A Dorset Council spokesman said that while the Government’s publicity talks about “abolishing” charges for DIY waste, in reality the legislation has been revised to set an amount of DIY waste that must be taken by councils at no charge.

Dorset Council says that any amounts higher than the levels stated in the legislation will continue to be charged for.

Said a council statement: “ Small amounts of DIY waste brought in by residents will not be charged, but we will retain charges for materials over these amounts. We believe this continues to provide a cost-effective service for residents.”

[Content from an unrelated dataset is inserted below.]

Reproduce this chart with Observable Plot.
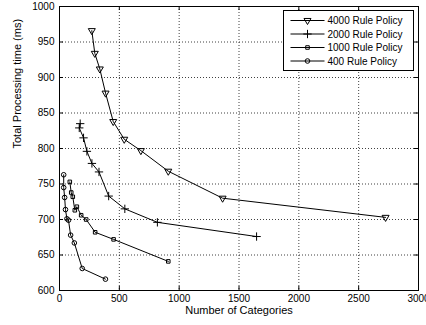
<!DOCTYPE html>
<html><head><meta charset="utf-8">
<script src="https://cdn.jsdelivr.net/npm/d3@7"></script>
<script src="https://cdn.jsdelivr.net/npm/@observablehq/plot@0.6"></script>
<style>
body{margin:0;background:#fff}
#chart{position:relative;width:426px;height:325px;font-family:"Liberation Sans",Arial,sans-serif}
#legend{position:absolute;left:0;top:0}
</style>
</head><body><div id="chart"></div>
<script>
const seriesNames = ["4000 Rule Policy", "2000 Rule Policy", "1000 Rule Policy", "400 Rule Policy"];
const seriesSymbols = ["triangle", "plus", "square", "circle"];
const cat4000 = [270, 295, 337, 385, 449, 541, 680, 909, 1363, 2725];
const time4000 = [966, 934, 912, 878, 838, 813, 797, 768, 730, 703];
const cat2000 = [173, 165, 201, 229, 271, 330, 411, 546, 818, 1647];
const time2000 = [835, 829, 815, 796, 779, 767, 733, 715, 696, 676];
const cat1000 = [86, 98, 111, 128, 145, 181, 223, 298, 452, 909];
const time1000 = [753, 738, 732, 713, 718, 706, 700, 682, 672, 641];
const cat400 = [35, 35, 43, 50, 62, 75, 93, 124, 190, 384];
const time400 = [763, 745, 731, 714, 701, 699, 678, 667, 631, 616];
const xTicks = [0, 500, 1000, 1500, 2000, 2500, 3000];
const yTicks = [600, 650, 700, 750, 800, 850, 900, 950, 1000];
const xLabel = "Number of Categories";
const yLabel = "Total Processing time (ms)";

const cats = [cat4000, cat2000, cat1000, cat400];
const times = [time4000, time2000, time1000, time400];
const rows = [];
seriesNames.forEach((s, i) => cats[i].forEach((c, j) => rows.push({series: s, cat: c, time: times[i][j]})));

const W = 426, H = 325, mL = 59, mR = 8, mT = 6, mB = 35;
const innerW = W - mL - mR, innerH = H - mT - mB;
const tick = 4;
const symStyle = {
  "triangle": {r: 2.6, rotate: 180},
  "plus": {r: 2.8, rotate: 0},
  "square": {r: 2.0, rotate: 0},
  "circle": {r: 2.3, rotate: 0}
};

const marks = [
  Plot.gridX(xTicks.slice(1, -1), {stroke: "#000", strokeOpacity: 0.75, strokeDasharray: "1,2"}),
  Plot.gridY(yTicks.slice(1, -1), {stroke: "#000", strokeOpacity: 0.75, strokeDasharray: "1,2"}),
  Plot.frame({stroke: "black", strokeWidth: 1}),
  Plot.tickX(xTicks, {x: d => d, insetTop: innerH - tick, stroke: "black"}),
  Plot.tickX(xTicks, {x: d => d, insetBottom: innerH - tick, stroke: "black"}),
  Plot.tickY(yTicks, {y: d => d, insetRight: innerW - tick, stroke: "black"}),
  Plot.tickY(yTicks, {y: d => d, insetLeft: innerW - tick, stroke: "black"}),
  Plot.axisX(xTicks, {tickSize: 0, tickPadding: 4, label: null, fill: "black", tickFormat: d => String(d)}),
  Plot.axisY(yTicks, {tickSize: 0, tickPadding: 5, label: null, fill: "black", tickFormat: d => String(d)}),
  Plot.text([xLabel], {text: d => d, frameAnchor: "bottom", dy: 23, fontSize: 11, fill: "black"}),
  Plot.text([yLabel], {text: d => d, frameAnchor: "left", dx: -42, rotate: -90, fontSize: 11, fill: "black"}),
  Plot.line(rows, {x: "cat", y: "time", z: "series", stroke: "black", strokeWidth: 1})
];
seriesNames.forEach((s, i) => {
  const sym = seriesSymbols[i];
  marks.push(Plot.dot(rows.filter(d => d.series === s), {
    x: "cat", y: "time", symbol: sym, r: symStyle[sym].r, rotate: symStyle[sym].rotate,
    stroke: "black", fill: "none", strokeWidth: 1
  }));
});

const chart = Plot.plot({
  width: W, height: H,
  marginLeft: mL, marginRight: mR, marginTop: mT, marginBottom: mB,
  style: {fontFamily: "'Liberation Sans', Arial, sans-serif", fontSize: "10px", color: "black", background: "white", overflow: "visible"},
  x: {domain: [0, 3000]},
  y: {domain: [600, 1000]},
  marks
});
const container = document.getElementById("chart");
container.appendChild(chart);

// legend overlay
const lg = d3.select(container).append("svg").attr("id", "legend").attr("width", W).attr("height", H);
const box = {x: 283.5, y: 10.5, w: 130, h: 60};
lg.append("rect").attr("x", box.x).attr("y", box.y).attr("width", box.w).attr("height", box.h)
  .attr("fill", "white").attr("stroke", "black").attr("stroke-width", 1);
const symMap = {triangle: d3.symbolTriangle, plus: d3.symbolPlus, square: d3.symbolSquare, circle: d3.symbolCircle};
seriesNames.forEach((s, i) => {
  const cy = box.y + 10 + i * 13.5;
  const g = lg.append("g");
  g.append("line").attr("x1", box.x + 7).attr("x2", box.x + 41).attr("y1", cy).attr("y2", cy).attr("stroke", "black");
  const sym = seriesSymbols[i];
  const r = symStyle[sym].r;
  g.append("path").attr("d", d3.symbol(symMap[sym], Math.PI * r * r)())
    .attr("transform", `translate(${box.x + 24},${cy}) rotate(${symStyle[sym].rotate})`)
    .attr("fill", "none").attr("stroke", "black");
  g.append("text").attr("x", box.x + 44).attr("y", cy).attr("dy", "0.35em")
    .attr("font-size", 10).attr("font-family", "'Liberation Sans', Arial, sans-serif").text(s);
});
</script>
</body></html>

The council says that as a result of the changes all Dorset Council Taxpayers will now need to fund the transport and disposal costs of the DIY waste which isn’t charged for, expected to be in the region of £500,000 per year.

Cllr Laura Beddow, Dorset Council’s Portfolio Holder for Culture and Communities, said: “This new legislation simply transfers the cost of disposing of DIY waste from those who produce it to all Council Taxpayers, leaving less money for already-stretched council services.

“Since we introduced charges back in 2016 we have seen no impact on fly-tipping levels, so we do not believe removing these charges will reduce the illegal dumping of waste. The new rules also make it easier for rogue traders to attempt to illegally drop off commercial waste, costing taxpayers even more money.

“While we have no choice but to comply with the legislation, we believe it still fails to provide councils with the tools needed to truly tackle fly-tipping, reduce waste, and increase recycling.”

Dorset Council say the changes will mean that residents will be able to drop off – at no charge - a maximum of 100 litres (equivalent to 4 standard 25 litre rubble bags) of DIY waste; or a single article no larger than 2000mm x 750mm x 700mm in size (roughly the size of a standard bath), over no more than four visits per household in any four-week period.

: “Said a spokesman We believe this is the standard approach being followed by most councils – such as Hampshire and Devon - which have previously charged for DIY waste and are now following the new legislation.”